MANILA, Philippines - The World Bank has estimated that remittances to developing countries will drop 7.3 percent to $304 billion this year, from $328 billion recorded last year.
“There is a risk that rising unemployment will trigger further immigration restrictions in major destination countries. Such restrictions would curb remittances more than forecast and would slow the global recovery in the same way as protectionism against trade would endanger a global upturn,” Hans Timmer, director of the World Bank’s Development Prospects Group, explained.
He said additional risks include uncertainty about the depth and duration of the current crisis, unpredictable movements in exchange rates, and the possibility that immigration controls may be tightened further in major destination coun-tries.
Remittance flows to Latin America have been falling in part because of a slowdown in the US construction sector. The new forecasts show a negative 6.9 percent decline in remittances for the Latin America and Caribbean region. Sub-Saharan Africa is also likely to experience a negative 8.3 percent slowdown in its remittance flows.
However, while flows to South Asia and East Asia have been strong, remittances are expected to slightly decline in 2009.
India, China and Mexico retain their positions as the top recipients of migrant remittances among developing countries.
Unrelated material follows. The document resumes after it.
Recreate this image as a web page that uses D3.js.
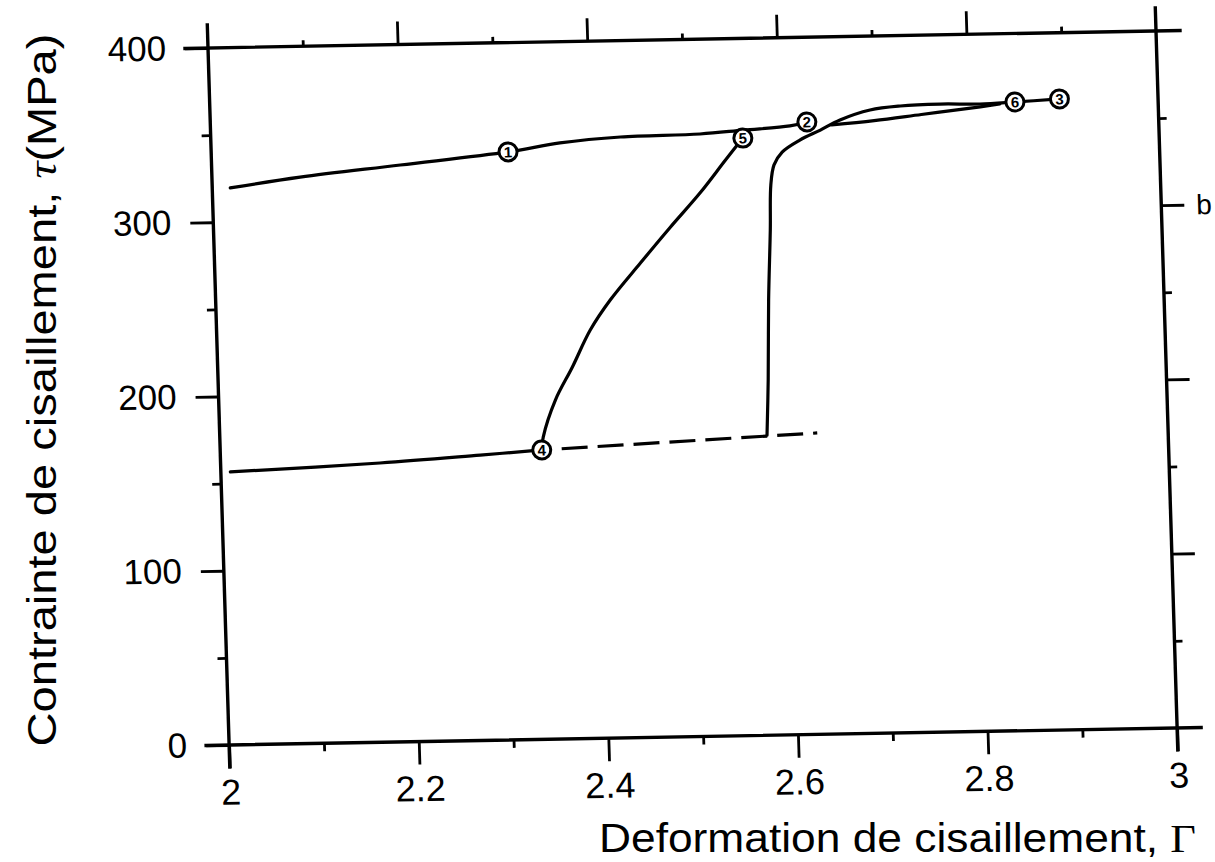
<!DOCTYPE html>
<html><head><meta charset="utf-8">
<script src="https://cdn.jsdelivr.net/npm/d3@7"></script>
<style>
html,body{margin:0;padding:0;background:#fff;}
svg{display:block;}
text{font-family:"Liberation Sans", Arial, Helvetica, sans-serif; fill:#000;}
</style></head><body>
<svg id="chart" width="1215" height="862"></svg>
<script>
// ---- tick values ----
const xMajorTicks = [2, 2.2, 2.4, 2.6, 2.8, 3];
const xMinorTicks = [2.1, 2.3, 2.5, 2.7, 2.9];
const topMajorTicks = [2.2, 2.4, 2.6, 2.8];
const yMajorTicks = [0, 100, 200, 300, 400];
const yMinorTicks = [50, 150, 250, 350];
const rightMajorTicks = [100, 200, 300];

// ---- series (shear strain Γ, shear stress τ MPa) ----
const gammaUpper = [2.019, 2.093, 2.199, 2.313, 2.368, 2.432, 2.516, 2.562, 2.611, 2.629];
const tauUpper   = [319.5, 325.0, 330.9, 337.3, 341.9, 344.7, 345.6, 347.4, 349.3, 351.4];

const gammaLower = [2.01, 2.168, 2.274, 2.339];
const tauLower   = [156.6, 160.2, 163.7, 166.0];

const gammaRise = [2.339, 2.341, 2.355, 2.374, 2.394, 2.416, 2.449, 2.481, 2.514, 2.542, 2.561];
const tauRise   = [166.0, 173.4, 194.5, 213.3, 234.3, 251.3, 272.2, 292.0, 311.7, 330.4, 342.8];

const gammaDashed = [2.339, 2.63];
const tauDashed   = [166.0, 172.9];

const gammaReload = [2.577, 2.580, 2.583, 2.587, 2.589, 2.593, 2.602, 2.621, 2.643, 2.664, 2.696, 2.728, 2.770, 2.812, 2.849, 2.896];
const tauReload   = [172.2, 203.8, 249.6, 289.8, 315.6, 327.1, 334.4, 341.1, 346.6, 352.2, 357.6, 359.6, 360.3, 359.9, 360.7, 362.0];

const gammaLens = [2.655, 2.70, 2.75, 2.80, 2.833];
const tauLens   = [349.5, 351.5, 354.5, 357.5, 359.7];

const markerLabels = ["1", "2", "3", "4", "5", "6"];
const markerGamma  = [2.313, 2.629, 2.896, 2.339, 2.561, 2.849];
const markerTau    = [337.3, 351.4, 362.0, 166.0, 342.8, 360.7];

// ---- drawing ----
const W = 948, H = 697;
const svg = d3.select("#chart");
const x = d3.scaleLinear().domain([2, 3]).range([0, W]);
const y = d3.scaleLinear().domain([0, 400]).range([H, 0]);

// scanned figure is slightly sheared
const g = svg.append("g").attr("transform", "matrix(1,-0.018,0.0303,1,208,48)");

// frame lines (extended past corners like the original)
const frame = [
  [[-23, 0], [W + 24, 0]],
  [[-23, H], [W + 24, H]],
  [[0, -23], [0, H + 22]],
  [[W, -23], [W, H + 22]]
];
g.selectAll("line.frame").data(frame).join("line")
  .attr("class", "frame")
  .attr("x1", d => d[0][0]).attr("y1", d => d[0][1])
  .attr("x2", d => d[1][0]).attr("y2", d => d[1][1])
  .attr("stroke", "#000").attr("stroke-width", 3.4).attr("stroke-linecap", "square");

function styleAxis(sel, fs) {
  sel.select(".domain").remove();
  sel.selectAll(".tick line").attr("stroke", "#000").attr("stroke-width", 2.8);
  sel.selectAll(".tick text").attr("font-size", fs).attr("fill", "#000")
    .attr("font-family", "'Liberation Sans', Arial, Helvetica, sans-serif");
}

const fmt = d3.format("~g");
g.append("g").attr("transform", `translate(0,${H})`)
  .call(d3.axisBottom(x).tickValues(xMajorTicks).tickSize(23).tickPadding(11).tickFormat(fmt))
  .call(s => styleAxis(s, 36));
g.append("g").attr("transform", `translate(0,${H})`)
  .call(d3.axisBottom(x).tickValues(xMinorTicks).tickSize(8).tickFormat(""))
  .call(s => styleAxis(s, 36));

g.append("g")
  .call(d3.axisTop(x).tickValues(topMajorTicks).tickSize(23).tickFormat(""))
  .call(s => styleAxis(s, 36));
g.append("g")
  .call(d3.axisTop(x).tickValues(xMinorTicks).tickSize(6).tickFormat(""))
  .call(s => styleAxis(s, 36));

g.append("g")
  .call(d3.axisLeft(y).tickValues(yMajorTicks).tickSize(23).tickPadding(19).tickFormat(fmt))
  .call(s => styleAxis(s, 35));
g.append("g")
  .call(d3.axisLeft(y).tickValues(yMinorTicks).tickSize(9).tickFormat(""))
  .call(s => styleAxis(s, 35));

g.append("g").attr("transform", `translate(${W},0)`)
  .call(d3.axisRight(y).tickValues(rightMajorTicks).tickSize(23).tickFormat(""))
  .call(s => styleAxis(s, 34));
g.append("g").attr("transform", `translate(${W},0)`)
  .call(d3.axisRight(y).tickValues(yMinorTicks).tickSize(8).tickFormat(""))
  .call(s => styleAxis(s, 34));

g.append("text").attr("x", W + 35).attr("y", y(300)).attr("dy", "0.35em")
  .attr("font-size", 28).text("b");

// curves
const line = d3.line().x(d => x(d[0])).y(d => y(d[1])).curve(d3.curveCatmullRom.alpha(0.5));
const zip = (a, b) => a.map((v, i) => [v, b[i]]);

const solidSeries = [
  zip(gammaUpper, tauUpper),
  zip(gammaLower, tauLower),
  zip(gammaRise, tauRise),
  zip(gammaReload, tauReload),
  zip(gammaLens, tauLens)
];
g.selectAll("path.curve").data(solidSeries).join("path")
  .attr("class", "curve")
  .attr("d", line).attr("fill", "none").attr("stroke", "#000")
  .attr("stroke-width", 3.2).attr("stroke-linejoin", "round").attr("stroke-linecap", "round");

g.append("path").datum(zip(gammaDashed, tauDashed))
  .attr("d", d3.line().x(d => x(d[0])).y(d => y(d[1])))
  .attr("fill", "none").attr("stroke", "#000").attr("stroke-width", 3.2)
  .attr("stroke-dasharray", "26,10").attr("stroke-dashoffset", -20);

// numbered markers
const markers = markerLabels.map((l, i) => ({l, gx: markerGamma[i], t: markerTau[i]}));
const mg = g.selectAll("g.marker").data(markers).join("g")
  .attr("class", "marker")
  .attr("transform", d => `translate(${x(d.gx)},${y(d.t)})`);
mg.append("circle").attr("r", 9).attr("fill", "#fff").attr("stroke", "#000").attr("stroke-width", 3);
mg.append("text").attr("text-anchor", "middle").attr("dy", "0.36em")
  .attr("font-size", 15).attr("font-weight", "bold").text(d => d.l);

// axis titles
const xt = svg.append("text").attr("x", 1196).attr("y", 852).attr("text-anchor", "end")
  .attr("font-size", 40).attr("textLength", 597).attr("lengthAdjust", "spacingAndGlyphs");
xt.append("tspan").text("Deformation de cisaillement, ");
xt.append("tspan").attr("font-family", "'Liberation Serif', 'DejaVu Serif', serif").text("Γ");

const yt = svg.append("text").attr("transform", "translate(56,390) rotate(-90)")
  .attr("text-anchor", "middle").attr("font-size", 40)
  .attr("textLength", 713).attr("lengthAdjust", "spacingAndGlyphs");
yt.append("tspan").text("Contrainte de cisaillement, ");
yt.append("tspan").attr("font-family", "'Liberation Serif', 'DejaVu Serif', serif").attr("font-style", "italic").text("τ");
yt.append("tspan").text("(MPa)");
</script>
</body></html>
But remittance inflows from overseas Filipinos coursed through the country’s banking system, have been going against forecasts as they have been able to sustain the growth momentum.
Based on the latest data released by the Bangko Sentral ng Pilipinas (BSP), remittance inflows grew 2.8 percent to $6.98 billion in the first five months of 2009.
In May alone, remittances surged to a record $1.48 billion.
The major sources of remittances were the US, Canada, Saudi Arabia, Japan, Singapore, United Arab Emirates, Italy, Germany, and the United Kingdom.
The BSP said the growth was “underpinned by the steady demand for Filipino workers abroad, specifically professional and skilled workers.”
Demand for Filipino workers is expected to hold up as a result of hiring agreements forged between the Philippines and some host countries such as Qatar, Saudi Arabia, Canada, Australia, South Korea and Japan. Recently, the Department of Labor and Employment (DOLE) reported that the Philippine Overseas Labor Office in Tripoli has started talks with the Libyan Health Ministry for the recruitment of about 4,000 Filipino medical workers in Libya.
The World Bank, meanwhile, said remittances would still outstrip the capital markets as well as official development aid.
The approximately 200 million migrants around the world sent to their respective homes $283 billion in 2008, or 6.7 percent higher than the $265 billion in 2007.
Official development funds have been averaging more than $100 billion annually.
“Remittances will prove more resilient than capital flows or perhaps even official aid between now and 2010,” the global financial institution added.